Mistake #1: Making a Rush to Judgment.
Example: A commercial builder’s internal audit department had evidence that the company’s controller had used company funds to pay personal expenses. The company terminated the controller without any additional investigation because his supervisors felt the documentation showed a clear pattern of fraud.The controller sued the company for wrongful termination.
Since the company failed to complete a rigorous investigation, including an interview of the controller, its legal counsel advised that the company settle the matter out of court.
Mistake #2: Letting Word of an Investigation Get Out.
Example: A large hotel chain determined that employees in one of the company’s hotels were stealing their guest’s credit card numbers to presumably engage in identity theft crimes. Managers shared their suspicions with one of the hotel’s supervisors. Unfortunately, the supervisor was actually involved in the fraud. She notified fellow perpetrators that management was hot on the trail.
The employees destroyed numerous notebooks that allegedly contained detailed records about the theft ring and the credit numbers stolen. Without this evidence, the hotel had to spend considerable time and effort building a case against the employees.
Mistake #3: Proceeding without Notifying Legal Counsel and Forensic Accounting Professionals.
Example: An internal fraud investigator for a retailer suspected that one of the company’s employees was part of a shoplifting ring. The internal fraud investigator contacted local police to share her suspicions. The police did not have a detective available right away to interview the suspect. However, the police faxed the company’s investigator a list of questions to ask. The investigator conducted an interview where she asked the employee all of the questions from the police. Since the company’s investigator conducted the interview at the request of law enforcement, the employee should have been read his Miranda rights. (It is generally not required in a company investigation.)
If the company’s investigator had consulted with legal counsel prior to conducting the interview, she would have been informed that any statements gathered during the interview violated the employee’s Miranda rights and most likely would be be suppressed by a judge.
Mistake #4: Failing to Maintain a Document Trail.
Example: An employee was terminated by a landscaping company for stealing supplies for his own side business. The employee filed a claim with Equal Employment Opportunity Commission alleging racial discrimination. The company provided the EEOC a copy of its documents from the investigation.
Unfortunately, several crucial pieces of evidence were missing from the files. In the absence of direct evidence demonstrating the employee’s guilt, the employer was subsequently fined by the EEOC.
Mistake #5: Not Realizing that U.S. Practices Don’t Apply Overseas.
Example: An American corporation uncovered suspected fraudulent activity by an employee based in Paris, France. As soon as the company was made aware of the allegations, managers immediately dismissed the employee and then conducted an investigation to determine the true extent of the fraud. They were able to determine that the individual had misappropriated approximately $50,000. However, at no point during the investigation did they consult an attorney with experience in French labor law.
The company violated numerous aspects of that country’s law. The French courts ordered that the employee be reinstated, receive back pay and the company was forced to pay all of the employee’s legal costs.
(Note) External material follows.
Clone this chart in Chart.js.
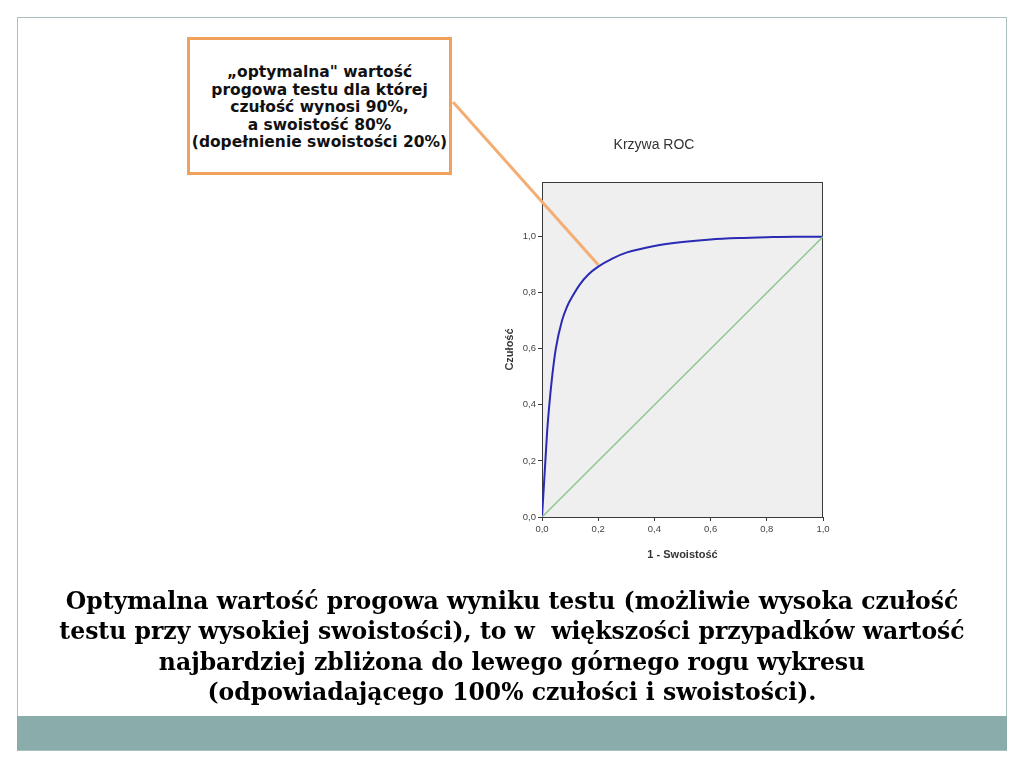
<!DOCTYPE html>
<html lang="pl">
<head>
<meta charset="utf-8">
<title>Krzywa ROC</title>
<script src="https://cdn.jsdelivr.net/npm/chart.js@4"></script>
<style>
  html, body { margin: 0; padding: 0; background: #fff; }
  body { width: 1024px; height: 768px; position: relative; overflow: hidden; }
  .ramka {
    position: absolute; left: 17px; top: 17px; width: 988px; height: 732px;
    border: 1px solid #a9c1c0;
  }
  .pasek {
    position: absolute; left: 17px; top: 716px; width: 990px; height: 34px;
    background: #8aacab;
  }
  #wykres { position: absolute; left: 0; top: 0; }
  .dymek {
    position: absolute; left: 187px; top: 37px; width: 265px; height: 138px;
    box-sizing: border-box; border: 3px solid #f0a15a; background: #fff;
    padding-top: 24px; text-align: center;
    font: bold 15.5px "DejaVu Sans", sans-serif; line-height: 17.5px; color: #111;
    white-space: nowrap;
  }
  .opis {
    position: absolute; left: 17px; top: 586px; width: 990px; text-align: center;
    font: bold 23.5px "DejaVu Serif", serif; line-height: 30.4px; color: #000;
    white-space: nowrap;
  }
</style>
</head>
<body>
<div class="ramka"></div>
<div class="pasek"></div>
<canvas id="wykres" width="1024" height="768"></canvas>
<div class="dymek">„optymalna" wartość<br>progowa testu dla której<br>czułość wynosi 90%,<br>a swoistość 80%<br>(dopełnienie swoistości 20%)</div>
<div class="opis">Optymalna wartość progowa wyniku testu (możliwie wysoka czułość<br>testu przy wysokiej swoistości), to w&nbsp; większości przypadków wartość<br>najbardziej zbliżona do lewego górnego rogu wykresu<br>(odpowiadającego 100% czułości i swoistości).</div>
<script>
const jedenMinusSwoistosc = [0, 0.006, 0.012, 0.018, 0.026, 0.036, 0.049, 0.071, 0.089, 0.11, 0.135, 0.165, 0.2, 0.25, 0.3, 0.4, 0.5, 0.6, 0.7, 0.8, 0.9, 1.0];
const czulosc = [0, 0.1, 0.2, 0.3, 0.4, 0.5, 0.6, 0.7, 0.75, 0.79, 0.83, 0.865, 0.893, 0.922, 0.943, 0.967, 0.981, 0.99, 0.995, 0.998, 1.0, 1.0];

// linia odniesienia (przekątna)
const przekatnaX = [0, 1];
const przekatnaY = [0, 1];

const wartosciOsi = [0, 0.2, 0.4, 0.6, 0.8, 1.0];
const punktOptymalny = { x: 0.2, y: 0.9 };

const punkty = (xs, ys) => xs.map((x, i) => ({ x, y: ys[i] }));
const formatuj = v => v.toFixed(1).replace('.', ',');

const KOLOR_OSI = '#3a3a3a';
const KOLOR_TEKSTU = '#444';

// tło obszaru wykresu + ramka, tytuł i linia od dymka
const dekoracje = {
  id: 'dekoracje',
  beforeDatasetsDraw(chart) {
    const { ctx, chartArea: a } = chart;
    ctx.save();
    ctx.fillStyle = '#efefef';
    ctx.fillRect(a.left, a.top, a.right - a.left, a.bottom - a.top);
    ctx.strokeStyle = KOLOR_OSI;
    ctx.lineWidth = 1;
    ctx.strokeRect(a.left + 0.5, a.top + 0.5, a.right - a.left - 1, a.bottom - a.top);
    ctx.restore();
  },
  afterDraw(chart) {
    const { ctx } = chart;
    ctx.save();
    ctx.fillStyle = '#333';
    ctx.font = '14px "Liberation Sans", Arial, sans-serif';
    ctx.textAlign = 'center';
    ctx.textBaseline = 'middle';
    ctx.fillText('Krzywa ROC', 654, 145);

    const px = chart.scales.x.getPixelForValue(punktOptymalny.x);
    const py = chart.scales.y.getPixelForValue(punktOptymalny.y);
    ctx.strokeStyle = '#f4ad72';
    ctx.lineWidth = 3;
    ctx.beginPath();
    ctx.moveTo(453, 102);
    ctx.lineTo(px, py);
    ctx.stroke();
    ctx.restore();
  }
};

const wspolneOsi = {
  type: 'linear',
  grid: { drawOnChartArea: false, drawTicks: true, tickLength: 4, color: KOLOR_OSI },
  border: { display: true, color: KOLOR_OSI },
  ticks: {
    color: KOLOR_TEKSTU,
    font: { family: '"Liberation Sans", Arial, sans-serif', size: 9.5 },
    callback: v => formatuj(v)
  }
};

new Chart(document.getElementById('wykres'), {
  type: 'scatter',
  data: {
    datasets: [
      {
        label: 'Linia odniesienia',
        data: punkty(przekatnaX, przekatnaY),
        showLine: true,
        borderColor: '#8cc78c',
        borderWidth: 1.5,
        pointRadius: 0
      },
      {
        label: 'Krzywa ROC',
        data: punkty(jedenMinusSwoistosc, czulosc),
        showLine: true,
        borderColor: '#2a2ab4',
        borderWidth: 2,
        pointRadius: 0,
        cubicInterpolationMode: 'monotone'
      }
    ]
  },
  options: {
    responsive: false,
    animation: false,
    layout: { padding: { left: 490, right: 201, top: 182, bottom: 201 } },
    scales: {
      x: {
        ...wspolneOsi,
        min: 0, max: 1,
        afterBuildTicks: s => { s.ticks = wartosciOsi.map(v => ({ value: v })); },
        afterFit: s => { s.height = 50; },
        ticks: { ...wspolneOsi.ticks, padding: 3, maxRotation: 0 },
        title: {
          display: true, text: '1 - Swoistość', color: '#333',
          font: { family: '"Liberation Sans", Arial, sans-serif', size: 11, weight: 'bold' },
          padding: { top: 0, bottom: 5 }
        }
      },
      y: {
        ...wspolneOsi,
        min: 0, max: 1.195,
        afterBuildTicks: s => { s.ticks = wartosciOsi.map(v => ({ value: v })); },
        afterFit: s => { s.width = 52; },
        ticks: { ...wspolneOsi.ticks, padding: 2 },
        title: {
          display: true, text: 'Czułość', color: '#333',
          font: { family: '"Liberation Sans", Arial, sans-serif', size: 11, weight: 'bold' },
          padding: { top: 13, bottom: 0 }
        }
      }
    },
    plugins: {
      legend: { display: false },
      tooltip: { enabled: false }
    }
  },
  plugins: [dekoracje]
});
</script>
</body>
</html>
Mistake #6: Not Holding Executives to the Same Standards.
Example: A regional airline was notified via their confidential hotline that a Vice President had stolen frequent flier mile rewards for his personal use. The VP’s boss expressed a great deal of skepticism and would only allow the investigation to proceed if multiple employees corroborated the allegations. Prior to confronting the VP, the company interviewed more than twenty employees. Not surprisingly, the executive became aware of the investigation and created a plausible explanation for the use of the rewards. Without compelling evidence to support termination, the Vice President remained employed and was even subsequently promoted.
Not only can special treatment of an executive result in significant financial losses from that individual, it can lead to subsequent losses from others in the company.